I signed up for this ironman in hopes of exceeding what seemed impossible. I wanted that high and missed suffering through the rest of the bike course, the run, the satisfaction of finishing and the bright lights, high fives and noise of the finishing chute. Initially, this ironman was viable for me. After the reports came out that the elevation gain on the bike was much higher by thousands of feet than originally stated , it was a long shot because while I can climb hills, I can’t do it fast enough. Not trying it was not an option, because I didn’t want to wonder if I could have ever done it. 

It feels like a failure, even though I trained hard and fought the entire race. It’s easy to get emotionally invested in a race, but much harder to detach when it doesn’t go well. A bad result isn’t as personal to me as it once was. A person isn’t the outcome of their race, as Chrissie Wellington has said.  Still, it’s a huge disappointment with all the time, energy and money put into the race.

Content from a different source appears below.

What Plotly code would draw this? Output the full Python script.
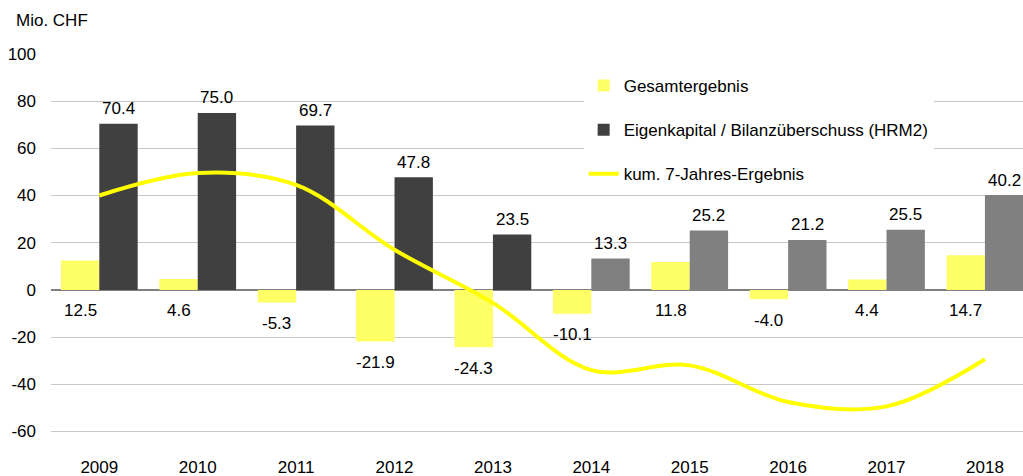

Big risks result in big rewards-sometimes. Anything is possible-- except when it is not. Teddy Roosevelt exalted the man in the arena “who at the worst, if he fails, at least fails while daring greatly, so that his place shall never be with those cold and timid souls who neither know victory nor defeat.”  It still hurts. It may not be the destination, but the journey was tough and sometimes awful and a reward would have been nice. The Sierras got  the best of me. At least, I didn’t have to eat anyone.